From XG Provenance Wiki
Jump to: navigation, search


Olaf Hartig


Paolo Missier

Provenance Dimensions

  • Primary:
    • Use: Trust (Information Quality)
  • Secondary:
    • Content: Attribution (Responsibility), Process (Data Access), Evolution and versioning (Republishing)
    • Management: Publication, Access
    • Use: Understanding

Background and Current Practice

Trustworthiness of an information object such as a data item is the subjective belief or disbelief in the truth of the information represented by the object. The trustworthiness of information objects is often used to filter them or to make decisions while processing them.

While trustworthiness and trust is studied extensively in the context of active entities such as persons, agents, or peers, few work exist that study trustworthiness as an information quality criterion. Hence, computer systems that use the trustworthiness of information objects for filtering or decision making usually apply a very simple assessment approach: the object is related to some kind of a source for which a trust score can be determined using one of the methods that exist for active entities; this score is then adopted for the trustworthiness of the information object.


The goal is to enable users of information objects such as Web data to assess the trustworthiness of these objects in order to make informed decisions on their fitness for use.

This use case discusses provenance information as a means to enable such trustworthiness assessments.

Use Case Scenario

Alice operates facilities to provide information objects to users.

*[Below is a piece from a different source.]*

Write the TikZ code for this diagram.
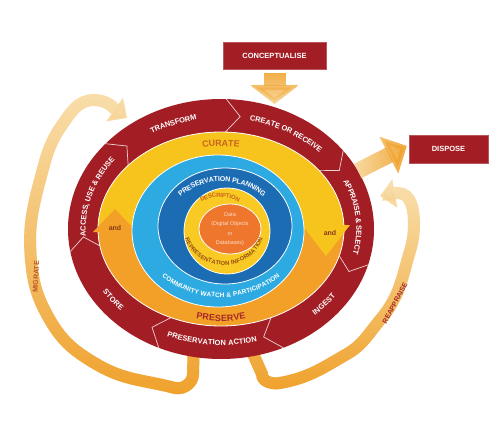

Various information providers make use of this possibility. A user, Eve, consumes the provided information. However, Eve does not want to use available information objects that - even if relevant to her task - are not trustworthy enough. Since Eve does not want to check and verify all information she decides to consider these information objects trustworthy that originate from trusted providers. Based on this simple method Eve assesses the trustworthiness of relevant information objects and ignores unsuitable objects accordingly.

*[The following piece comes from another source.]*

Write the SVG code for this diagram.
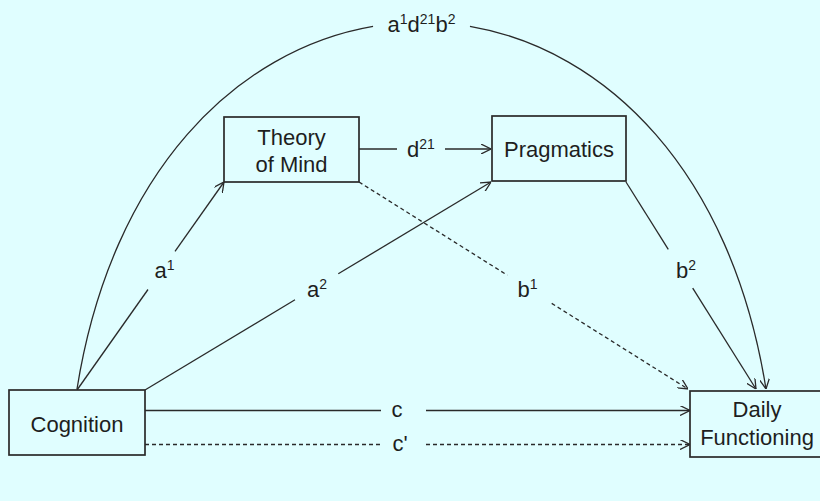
<svg xmlns="http://www.w3.org/2000/svg" width="820" height="501" viewBox="0 0 820 501">
<style>
  .bg { fill: #e0feff; }
  .box { fill: #e0feff; stroke: #2a2a2a; stroke-width: 1.7; }
  .t { font-family: "Liberation Sans", Arial, sans-serif; font-size: 22px; fill: #1e1e1e; text-anchor: middle; }
  .sup { font-size: 14px; }
  .ln { fill: none; stroke: #2a2a2a; stroke-width: 1.3; }
  .dash { stroke-dasharray: 4 3; }
</style>
<defs>
  <marker id="arr" viewBox="0 0 10 10" refX="10" refY="5" markerWidth="10" markerHeight="10" markerUnits="userSpaceOnUse" orient="auto">
    <path d="M0,0 L10,5 L0,10" fill="none" stroke="#2a2a2a" stroke-width="1.3"/>
  </marker>
</defs>
<rect class="bg" x="0" y="0" width="820" height="501"/>

<g id="connectors">
  <!-- a1d21b2 arc -->
  <path class="ln" d="M77,389 C111.87,170.42 237.65,49.54 373.06,26.37"/>
  <path class="ln" d="M469.94,26.37 C605.35,49.54 731.13,170.42 766,389" marker-end="url(#arr)"/>
  <text class="t" x="421.5" y="32">a<tspan class="sup" dy="-8">1</tspan><tspan dy="8">d</tspan><tspan class="sup" dy="-8">21</tspan><tspan dy="8">b</tspan><tspan class="sup" dy="-8">2</tspan></text>
  <!-- a1 -->
  <path class="ln" d="M77,390 L148,289.5"/>
  <path class="ln" d="M175,251.3 L224,182" marker-end="url(#arr)"/>
  <text class="t" x="164.5" y="278">a<tspan class="sup" dy="-8">1</tspan></text>
  <!-- a2 -->
  <path class="ln" d="M145,390 L295,299.8"/>
  <path class="ln" d="M338.3,273.8 L491,182" marker-end="url(#arr)"/>
  <text class="t" x="317" y="297">a<tspan class="sup" dy="-8">2</tspan></text>
  <!-- d21 -->
  <path class="ln" d="M359,149 L397,149"/>
  <path class="ln" d="M445,149 L491,149" marker-end="url(#arr)"/>
  <text class="t" x="421" y="157">d<tspan class="sup" dy="-8">21</tspan></text>
  <!-- b1 -->
  <path class="ln dash" d="M359,182 L507.3,275.2"/>
  <path class="ln dash" d="M551.7,303.4 L688,389" marker-end="url(#arr)"/>
  <text class="t" x="527.5" y="297">b<tspan class="sup" dy="-8">1</tspan></text>
  <!-- b2 -->
  <path class="ln" d="M626,182 L668.3,249.3"/>
  <path class="ln" d="M692.7,288.2 L756,389" marker-end="url(#arr)"/>
  <text class="t" x="686" y="278">b<tspan class="sup" dy="-8">2</tspan></text>
  <!-- c -->
  <path class="ln" d="M145,410.5 L381,410.5"/>
  <path class="ln" d="M426,410.5 L690,410.5" marker-end="url(#arr)"/>
  <text class="t" x="397" y="417">c</text>
  <!-- c' -->
  <path class="ln dash" d="M145,444.5 L381,444.5"/>
  <path class="ln dash" d="M426,444.5 L690,444.5" marker-end="url(#arr)"/>
  <text class="t" x="400" y="451">c'</text>
</g>

<g id="cognition">
  <rect class="box" x="9" y="390" width="136" height="65"/>
  <text class="t" x="77" y="432">Cognition</text>
</g>
<g id="theory-of-mind">
  <rect class="box" x="224" y="117" width="135" height="65"/>
  <text class="t" x="291.5" y="145">Theory</text>
  <text class="t" x="291.5" y="172">of Mind</text>
</g>
<g id="pragmatics">
  <rect class="box" x="492" y="116" width="134" height="65"/>
  <text class="t" x="559" y="157">Pragmatics</text>
</g>
<g id="daily-functioning">
  <rect class="box" x="690" y="391" width="140" height="66"/>
  <text class="t" x="757" y="417">Daily</text>
  <text class="t" x="757" y="445">Functioning</text>
</g>
</svg>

This general scenario is motivated by the need to apply trustworthiness based filter methods in applications that consume Linked Data from the Web. In a Linked Data specific instance of the general scenario Alice may operate a Linked Data server on which she publishes a dataset that includes RDF links to other datasets. Some of these links are provided by other parties because Alice allows others to upload relevant linksets to her server. Bob and Carol took this opportunity and use Alice's server to publish linksets to their own datasets as part of Alice's dataset. Eve uses a Linked Data based application that accesses and processes data from Alice's dataset. During processing this data the application discovers several RDF links that seem to link to further relevant data and, therefore, are worth following. However, the application has the information that Eve does not trust Bob and, thus, decides to ignore the RDF links from Bob.

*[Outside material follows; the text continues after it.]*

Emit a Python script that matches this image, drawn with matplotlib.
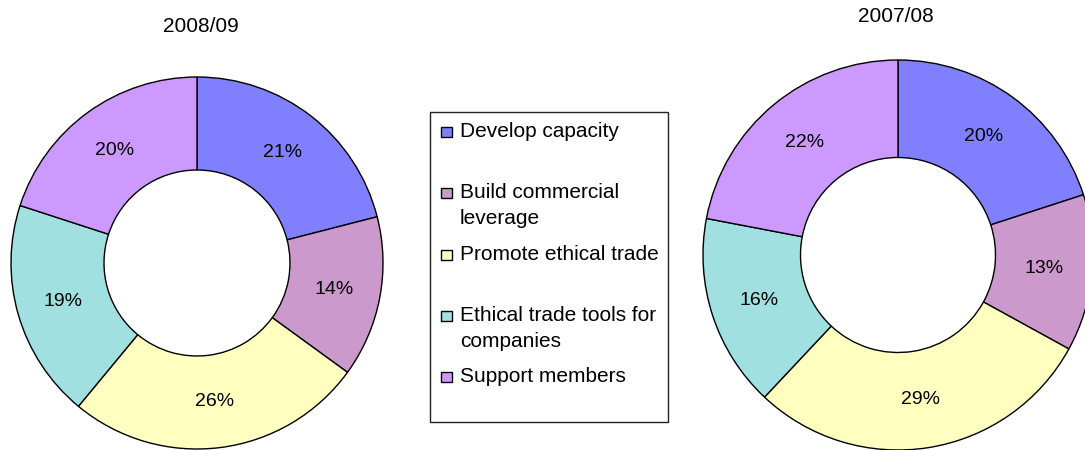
import matplotlib
matplotlib.use('Agg')
import matplotlib.pyplot as plt
from matplotlib.patches import Rectangle

plt.rcParams['font.family'] = ['Liberation Sans', 'DejaVu Sans']

categories = ['Develop capacity', 'Build commercial\nleverage', 'Promote ethical trade',
              'Ethical trade tools for\ncompanies', 'Support members']
share_0809 = [21, 14, 26, 19, 20]
share_0708 = [20, 13, 29, 16, 22]
colors = ['#8080FF', '#CC99CC', '#FFFFC0', '#A0E0E0', '#CC99FF']

W, H = 1085, 450
fig = plt.figure(figsize=(W / 100, H / 100), dpi=100)


def donut(cx, cy, r, values, title, tx, ty):
    pad = 1.05
    s = r * pad
    ax = fig.add_axes([(cx - s) / W, (H - cy - s) / H, 2 * s / W, 2 * s / H])
    ax.pie(values, colors=colors, startangle=90, counterclock=False, radius=1,
           autopct='%1.0f%%', pctdistance=0.75,
           wedgeprops=dict(width=0.5, edgecolor='black', linewidth=1),
           textprops=dict(fontsize=14, color='black'))
    ax.set_xlim(-pad, pad)
    ax.set_ylim(-pad, pad)
    ax.axis('off')
    fig.text(tx / W, 1 - ty / H, title, ha='center', va='center', fontsize=15)


donut(197, 263, 186, share_0809, '2008/09', 201, 26)
donut(898, 255, 195, share_0708, '2007/08', 896, 16)

# legend drawn in pixel coordinates
lax = fig.add_axes([0, 0, 1, 1])
lax.set_xlim(0, W)
lax.set_ylim(H, 0)
lax.axis('off')
lax.add_patch(Rectangle((430, 112), 238, 310, fill=False, edgecolor='#222222', lw=1))
for i, (lab, c) in enumerate(zip(categories, colors)):
    base = 137 + i * 61.3
    lax.add_patch(Rectangle((441, base - 10), 11, 10, facecolor=c, edgecolor='black', lw=1))
    for j, line in enumerate(lab.split('\n')):
        lax.text(460, base + j * 26, line, ha='left', va='baseline', fontsize=15)

fig.savefig('out.png', dpi=100)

In addition to trustworthiness assessment of Linked Data, many other specializations of the general scenario can be considered (e.g. trustworthiness of blog posts in a feed aggregator, trustworthiness of photos uploaded to a news portal, trustworthiness of soccer match results reported via a sports platform).

Problems and Limitations

The main technical challenges of this use case are:

  • Alice must associate the provided information with provenance-related metadata. This must include information which allows Eve to attribute the different information objects retrieved from Alice to the original providers. This is a provenance content and management issue.
  • The different kind of sources that participate in the scenario must be taken into account when representing provenance to support trustworthiness assessment as outlined. While Alice is the source from which the information has been retrieved she is not the original provider of all the information. Nonetheless, the information that Alice controls the providing service may be relevant for trustworthiness assessments too, because it may give her the chance for manipulation. This is a provenance content and use issue.
  • If an application filters information objects as the result of provenance-based trustworthiness assessments the use should get the chance to understand the decisions made. This is a provenance use issue.

Existing Work

Hartig ESWC09 describes tSPARQL which is a trust-aware extension to the query language SPARQL. tSPARQL allows to describe trust requirements in SPARQL queries. Using tSPARQL an application can filter (intermediate) solutions for graph patterns in SPARQL queries based on the trustworthiness of the data from which the solutions originate. The tRDF4Jena library provides a query engine for tSPARQL.